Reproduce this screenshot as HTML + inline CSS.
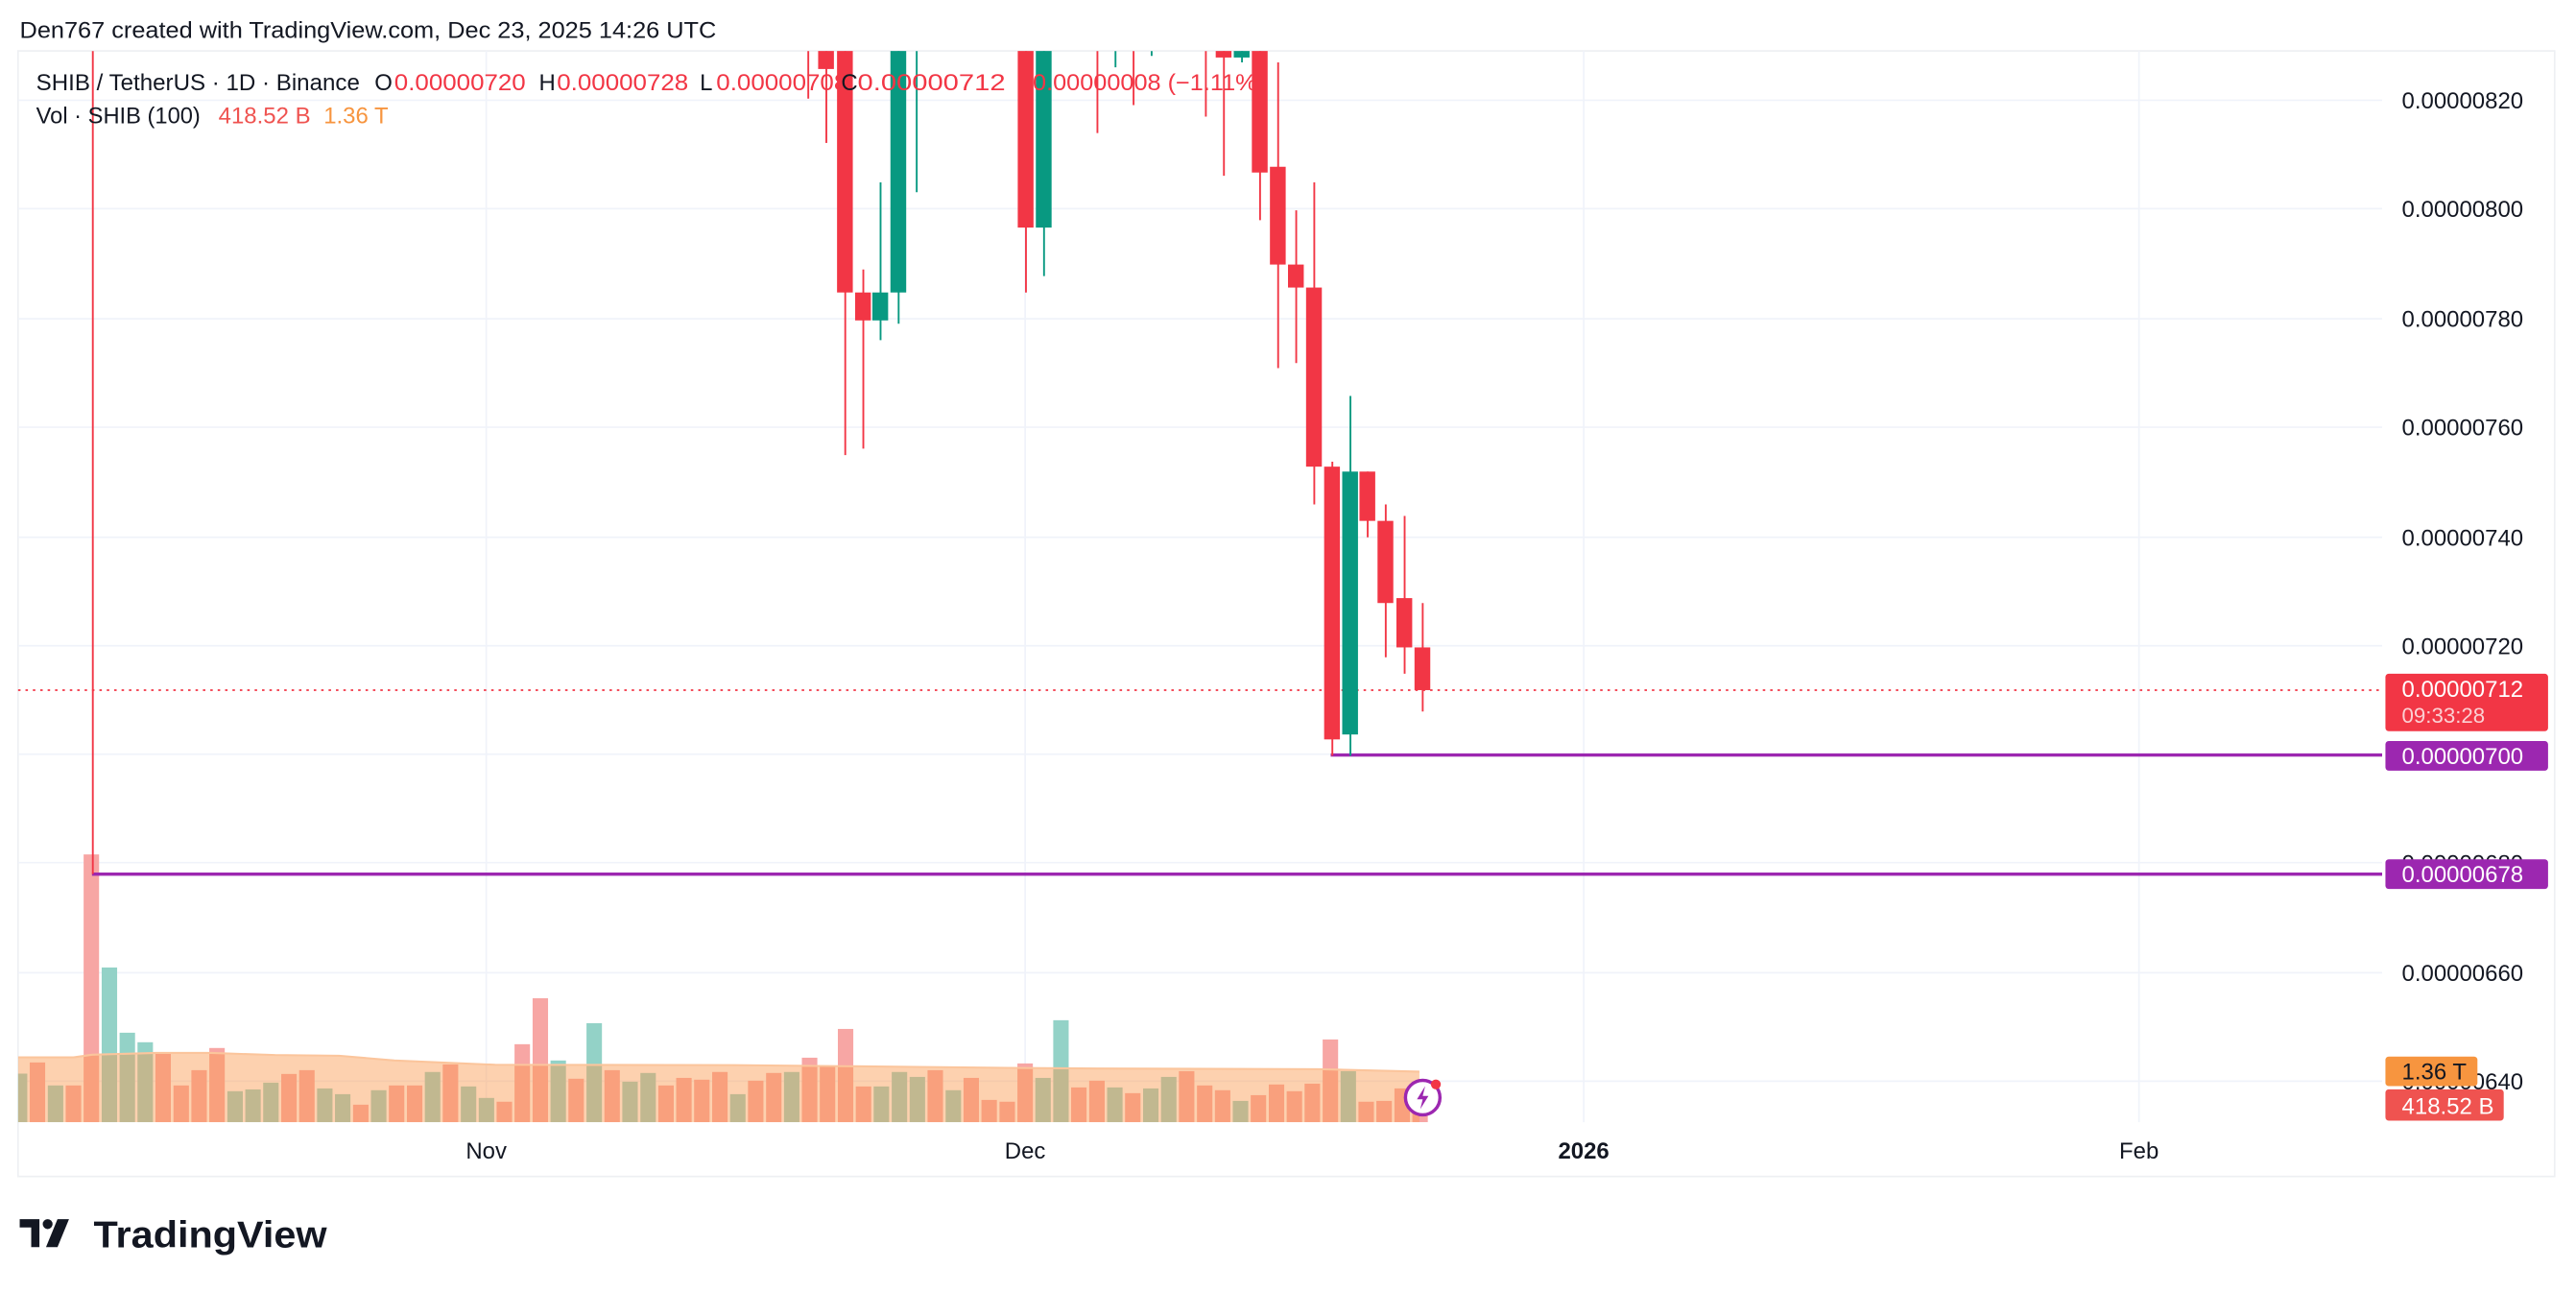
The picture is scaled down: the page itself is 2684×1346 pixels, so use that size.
<!DOCTYPE html>
<html><head><meta charset="utf-8"><style>
html,body{margin:0;padding:0;background:#fff;width:2684px;height:1346px;overflow:hidden}
svg{display:block}
text{font-family:"Liberation Sans",sans-serif}
</style></head><body>
<svg width="2684" height="1346" viewBox="0 0 1568 786.3" preserveAspectRatio="none" xmlns="http://www.w3.org/2000/svg">
<defs><clipPath id="c"><rect x="11" y="31" width="1439" height="652"/></clipPath></defs>
<rect x="0" y="0" width="1568" height="786.3" fill="#fff"/>
<!-- frame -->
<rect x="11" y="31" width="1544" height="685" fill="none" stroke="#eef0f3" stroke-width="1"/>
<!-- grid -->
<g stroke="#f0f3fa" stroke-width="1">
<line x1="11" y1="61" x2="1450" y2="61"/><line x1="11" y1="127" x2="1450" y2="127"/>
<line x1="11" y1="194" x2="1450" y2="194"/><line x1="11" y1="260" x2="1450" y2="260"/>
<line x1="11" y1="327" x2="1450" y2="327"/><line x1="11" y1="393" x2="1450" y2="393"/>
<line x1="11" y1="459" x2="1450" y2="459"/><line x1="11" y1="525" x2="1450" y2="525"/>
<line x1="11" y1="592" x2="1450" y2="592"/><line x1="11" y1="658" x2="1450" y2="658"/>
<line x1="296" y1="31" x2="296" y2="683"/><line x1="624" y1="31" x2="624" y2="683"/>
<line x1="964" y1="31" x2="964" y2="683"/><line x1="1302" y1="31" x2="1302" y2="683"/>
</g>
<!-- volume bars -->
<g clip-path="url(#c)">
<g fill="#93d2c7">
<rect x="7.2" y="653.4" width="9.4" height="29.6"/>
<rect x="29.1" y="660.6" width="9.4" height="22.4"/>
<rect x="61.9" y="588.8" width="9.4" height="94.2"/>
<rect x="72.8" y="628.5" width="9.4" height="54.5"/>
<rect x="83.7" y="634.3" width="9.4" height="48.7"/>
<rect x="138.4" y="664.1" width="9.4" height="18.9"/>
<rect x="149.3" y="663" width="9.4" height="20"/>
<rect x="160.2" y="658.9" width="9.4" height="24.1"/>
<rect x="193" y="662.4" width="9.4" height="20.6"/>
<rect x="203.9" y="665.9" width="9.4" height="17.1"/>
<rect x="225.8" y="663.5" width="9.4" height="19.5"/>
<rect x="258.6" y="652.4" width="9.4" height="30.6"/>
<rect x="280.5" y="661.2" width="9.4" height="21.8"/>
<rect x="291.4" y="668.2" width="9.4" height="14.8"/>
<rect x="335.1" y="645.4" width="9.4" height="37.6"/>
<rect x="357" y="622.7" width="9.4" height="60.3"/>
<rect x="378.8" y="658.3" width="9.4" height="24.7"/>
<rect x="389.8" y="653" width="9.4" height="30"/>
<rect x="444.4" y="665.9" width="9.4" height="17.1"/>
<rect x="477.2" y="652.4" width="9.4" height="30.6"/>
<rect x="531.8" y="661.2" width="9.4" height="21.8"/>
<rect x="542.8" y="652.4" width="9.4" height="30.6"/>
<rect x="553.7" y="655.4" width="9.4" height="27.6"/>
<rect x="575.6" y="663.5" width="9.4" height="19.5"/>
<rect x="630.2" y="656" width="9.4" height="27"/>
<rect x="641.1" y="620.9" width="9.4" height="62.1"/>
<rect x="673.9" y="661.8" width="9.4" height="21.2"/>
<rect x="695.8" y="662.4" width="9.4" height="20.6"/>
<rect x="706.7" y="655.4" width="9.4" height="27.6"/>
<rect x="750.4" y="670" width="9.4" height="13"/>
<rect x="816" y="651.9" width="9.4" height="31.1"/>
</g>
<g fill="#f7a6a4">
<rect x="18.1" y="646.6" width="9.4" height="36.4"/>
<rect x="40" y="660.6" width="9.4" height="22.4"/>
<rect x="50.9" y="520" width="9.4" height="163"/>
<rect x="94.6" y="640.8" width="9.4" height="42.2"/>
<rect x="105.6" y="660.6" width="9.4" height="22.4"/>
<rect x="116.5" y="651.3" width="9.4" height="31.7"/>
<rect x="127.4" y="637.8" width="9.4" height="45.2"/>
<rect x="171.2" y="653.6" width="9.4" height="29.4"/>
<rect x="182.1" y="651.3" width="9.4" height="31.7"/>
<rect x="214.9" y="672.3" width="9.4" height="10.7"/>
<rect x="236.7" y="660.6" width="9.4" height="22.4"/>
<rect x="247.7" y="660.6" width="9.4" height="22.4"/>
<rect x="269.5" y="647.8" width="9.4" height="35.2"/>
<rect x="302.3" y="670.5" width="9.4" height="12.5"/>
<rect x="313.2" y="635.5" width="9.4" height="47.5"/>
<rect x="324.2" y="607.5" width="9.4" height="75.5"/>
<rect x="346" y="656.5" width="9.4" height="26.5"/>
<rect x="367.9" y="651.3" width="9.4" height="31.7"/>
<rect x="400.7" y="660.6" width="9.4" height="22.4"/>
<rect x="411.6" y="656" width="9.4" height="27"/>
<rect x="422.5" y="657.1" width="9.4" height="25.9"/>
<rect x="433.5" y="652.4" width="9.4" height="30.6"/>
<rect x="455.3" y="657.7" width="9.4" height="25.3"/>
<rect x="466.3" y="653" width="9.4" height="30"/>
<rect x="488.1" y="643.7" width="9.4" height="39.3"/>
<rect x="499" y="648.4" width="9.4" height="34.6"/>
<rect x="510" y="626.2" width="9.4" height="56.8"/>
<rect x="520.9" y="661.2" width="9.4" height="21.8"/>
<rect x="564.6" y="651.3" width="9.4" height="31.7"/>
<rect x="586.5" y="656" width="9.4" height="27"/>
<rect x="597.4" y="669.4" width="9.4" height="13.6"/>
<rect x="608.4" y="670.5" width="9.4" height="12.5"/>
<rect x="619.3" y="647.2" width="9.4" height="35.8"/>
<rect x="652" y="661.8" width="9.4" height="21.2"/>
<rect x="663" y="657.7" width="9.4" height="25.3"/>
<rect x="684.8" y="665.3" width="9.4" height="17.7"/>
<rect x="717.6" y="651.9" width="9.4" height="31.1"/>
<rect x="728.6" y="660.6" width="9.4" height="22.4"/>
<rect x="739.5" y="663.5" width="9.4" height="19.5"/>
<rect x="761.3" y="666.5" width="9.4" height="16.5"/>
<rect x="772.3" y="660" width="9.4" height="23"/>
<rect x="783.2" y="664.1" width="9.4" height="18.9"/>
<rect x="794.1" y="659.5" width="9.4" height="23.5"/>
<rect x="805.1" y="632.6" width="9.4" height="50.4"/>
<rect x="826.9" y="670.5" width="9.4" height="12.5"/>
<rect x="837.8" y="670" width="9.4" height="13"/>
<rect x="848.8" y="662.4" width="9.4" height="20.6"/>
<rect x="859.7" y="668" width="9.4" height="15"/>
</g>
<!-- MA area -->
<path d="M11,643.5 L44.8,643.5 L56,641.9 L95,640.8 L128.5,640.8 L167.5,642.1 L206.5,642.5 L240,645.4 L301.3,648 L446.3,648.2 L557.9,649.3 L613.7,649.9 L669.4,650.3 L803.3,650.7 L864,652.2 L864,683 L11,683 Z" fill="rgba(251,152,77,0.45)"/>
<path d="M11,643.5 L44.8,643.5 L56,641.9 L95,640.8 L128.5,640.8 L167.5,642.1 L206.5,642.5 L240,645.4 L301.3,648 L446.3,648.2 L557.9,649.3 L613.7,649.9 L669.4,650.3 L803.3,650.7 L864,652.2" fill="none" stroke="#fbc59c" stroke-width="1.2"/>
</g>
<!-- price lines -->
<line x1="11" y1="420" x2="1450" y2="420" stroke="#f23645" stroke-width="1" stroke-dasharray="1.5,3"/>
<line x1="810" y1="459.5" x2="1450" y2="459.5" stroke="#9c27b0" stroke-width="2"/>
<line x1="56" y1="532" x2="1450" y2="532" stroke="#9c27b0" stroke-width="2"/>
<!-- candles -->
<g clip-path="url(#c)">
<g stroke="#f23645" stroke-width="1.1">
<line x1="56.5" y1="31" x2="56.5" y2="532"/>
<line x1="492" y1="31" x2="492" y2="60"/>
<line x1="503" y1="31" x2="503" y2="87"/>
<line x1="514.5" y1="31" x2="514.5" y2="277"/>
<line x1="525.5" y1="164" x2="525.5" y2="273"/>
<line x1="624.5" y1="31" x2="624.5" y2="178"/>
<line x1="668" y1="31" x2="668" y2="81"/>
<line x1="690" y1="31" x2="690" y2="64"/>
<line x1="734" y1="31" x2="734" y2="71"/>
<line x1="745" y1="31" x2="745" y2="107"/>
<line x1="767" y1="31" x2="767" y2="134"/>
<line x1="778" y1="38" x2="778" y2="224"/>
<line x1="789" y1="128" x2="789" y2="221"/>
<line x1="800" y1="111" x2="800" y2="307"/>
<line x1="811" y1="281" x2="811" y2="460"/>
<line x1="832.5" y1="287" x2="832.5" y2="327"/>
<line x1="843.5" y1="307" x2="843.5" y2="400"/>
<line x1="855" y1="314" x2="855" y2="410"/>
<line x1="866" y1="367" x2="866" y2="433"/>
</g>
<g fill="#f23645">
<rect x="498" y="28" width="9.6" height="14"/>
<rect x="509.5" y="28" width="9.6" height="150"/>
<rect x="520.5" y="178" width="9.6" height="17"/>
<rect x="619.5" y="28" width="9.6" height="110.5"/>
<rect x="740" y="28" width="9.6" height="7"/>
<rect x="762" y="28" width="9.6" height="77"/>
<rect x="773" y="101.5" width="9.6" height="59.5"/>
<rect x="784" y="161" width="9.6" height="14"/>
<rect x="795" y="175" width="9.6" height="109"/>
<rect x="806" y="284" width="9.6" height="166"/>
<rect x="827.5" y="287" width="9.6" height="30"/>
<rect x="838.5" y="317" width="9.6" height="50"/>
<rect x="850" y="364" width="9.6" height="30"/>
<rect x="861" y="394" width="9.6" height="26"/>
</g>
<g stroke="#089981" stroke-width="1.1">
<line x1="536" y1="111" x2="536" y2="207"/>
<line x1="547" y1="31" x2="547" y2="197"/>
<line x1="558" y1="31" x2="558" y2="117"/>
<line x1="635.5" y1="31" x2="635.5" y2="168"/>
<line x1="679" y1="31" x2="679" y2="41"/>
<line x1="701" y1="31" x2="701" y2="34"/>
<line x1="756" y1="31" x2="756" y2="38"/>
<line x1="822" y1="241" x2="822" y2="460"/>
</g>
<g fill="#089981">
<rect x="531" y="178" width="9.6" height="17"/>
<rect x="542" y="28" width="9.6" height="150"/>
<rect x="630.5" y="28" width="9.6" height="110.5"/>
<rect x="751" y="28" width="9.6" height="7"/>
<rect x="817" y="287" width="9.6" height="160"/>
</g>
</g>
<!-- lightning icon -->
<circle cx="866" cy="668" r="10.5" fill="#fff" stroke="#9c27b0" stroke-width="2"/>
<path d="M867.5,661 L862.5,669 L866,669 L864.5,675 L869.5,667 L866,667 Z" fill="#9c27b0"/>
<circle cx="874" cy="660" r="3" fill="#f23645"/>
<!-- header -->
<text x="12" y="23" font-size="14" fill="#131722" textLength="424" lengthAdjust="spacingAndGlyphs">Den767 created with TradingView.com, Dec 23, 2025 14:26 UTC</text>
<g font-size="14">
<text x="22" y="55" fill="#131722" textLength="197" lengthAdjust="spacingAndGlyphs">SHIB / TetherUS · 1D · Binance</text>
<text x="228" y="55" fill="#131722">O</text><text x="240" y="55" fill="#f23645" textLength="80" lengthAdjust="spacingAndGlyphs">0.00000720</text>
<text x="328" y="55" fill="#131722">H</text><text x="339" y="55" fill="#f23645" textLength="80" lengthAdjust="spacingAndGlyphs">0.00000728</text>
<text x="426" y="55" fill="#131722">L</text><text x="436" y="55" fill="#f23645" textLength="80" lengthAdjust="spacingAndGlyphs">0.00000708</text>
<text x="512" y="55" fill="#131722">C</text><text x="522" y="55" fill="#f23645" textLength="90" lengthAdjust="spacingAndGlyphs">0.00000712</text>
<text x="620" y="55" fill="#f23645" textLength="150" lengthAdjust="spacingAndGlyphs">−0.00000008 (−1.11%)</text>
<text x="22" y="75" fill="#131722" textLength="100" lengthAdjust="spacingAndGlyphs">Vol · SHIB (100)</text>
<text x="133" y="75" fill="#ef5350">418.52 B</text>
<text x="197" y="75" fill="#f7953f">1.36 T</text>
</g>
<!-- y axis labels -->
<g font-size="14" fill="#131722">
<text x="1462" y="66">0.00000820</text>
<text x="1462" y="132">0.00000800</text>
<text x="1462" y="199">0.00000780</text>
<text x="1462" y="265">0.00000760</text>
<text x="1462" y="332">0.00000740</text>
<text x="1462" y="398">0.00000720</text>
<text x="1462" y="530">0.00000680</text>
<text x="1462" y="597">0.00000660</text>
<text x="1462" y="663">0.00000640</text>
</g>
<rect x="1452" y="410" width="99" height="35" rx="2" fill="#f23645"/>
<text x="1462" y="424" font-size="14" fill="#fff">0.00000712</text>
<text x="1462" y="440" font-size="13" fill="#fbd0d3">09:33:28</text>
<rect x="1452" y="451" width="99" height="18" rx="2" fill="#9c27b0"/>
<text x="1462" y="465" font-size="14" fill="#fff">0.00000700</text>
<rect x="1452" y="523" width="99" height="18" rx="2" fill="#9c27b0"/>
<text x="1462" y="537" font-size="14" fill="#fff">0.00000678</text>
<rect x="1452" y="643" width="56" height="18" rx="2" fill="#f7953f"/>
<text x="1462" y="657" font-size="14" fill="#131722">1.36 T</text>
<rect x="1452" y="663" width="72" height="19" rx="2" fill="#ef5350"/>
<text x="1462" y="678" font-size="14" fill="#fff">418.52 B</text>
<!-- x axis -->
<g font-size="14" fill="#131722" text-anchor="middle">
<text x="296" y="705">Nov</text>
<text x="624" y="705">Dec</text>
<text x="964" y="705" font-weight="bold">2026</text>
<text x="1302" y="705">Feb</text>
</g>
<!-- logo -->
<g fill="#131722">
<path d="M12,742 L24,742 L24,759 L19,759 L19,747 L12,747 Z"/>
<circle cx="29" cy="745" r="3"/>
<path d="M35,742 L42,742 L35,759 L28,759 Z"/>
</g>
<text x="57" y="759" font-size="23" font-weight="bold" fill="#131722" textLength="142" lengthAdjust="spacingAndGlyphs">TradingView</text>
</svg>
</body></html>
━━━━━━
[TASK OBJECTIVE] Look through the listing and extract every line with "size" in it.

[RESULT]
The picture is scaled down: the page itself is 2684×1346 pixels, so use that size.
<text x="12" y="23" font-size="14" fill="#131722" textLength="424" lengthAdjust="spacingAndGlyphs">Den767 created with TradingView.com, Dec 23, 2025 14:26 UTC</text>
<g font-size="14">
<g font-size="14" fill="#131722">
<text x="1462" y="424" font-size="14" fill="#fff">0.00000712</text>
<text x="1462" y="440" font-size="13" fill="#fbd0d3">09:33:28</text>
<text x="1462" y="465" font-size="14" fill="#fff">0.00000700</text>
<text x="1462" y="537" font-size="14" fill="#fff">0.00000678</text>
<text x="1462" y="657" font-size="14" fill="#131722">1.36 T</text>
<text x="1462" y="678" font-size="14" fill="#fff">418.52 B</text>
<g font-size="14" fill="#131722" text-anchor="middle">
<text x="57" y="759" font-size="23" font-weight="bold" fill="#131722" textLength="142" lengthAdjust="spacingAndGlyphs">TradingView</text>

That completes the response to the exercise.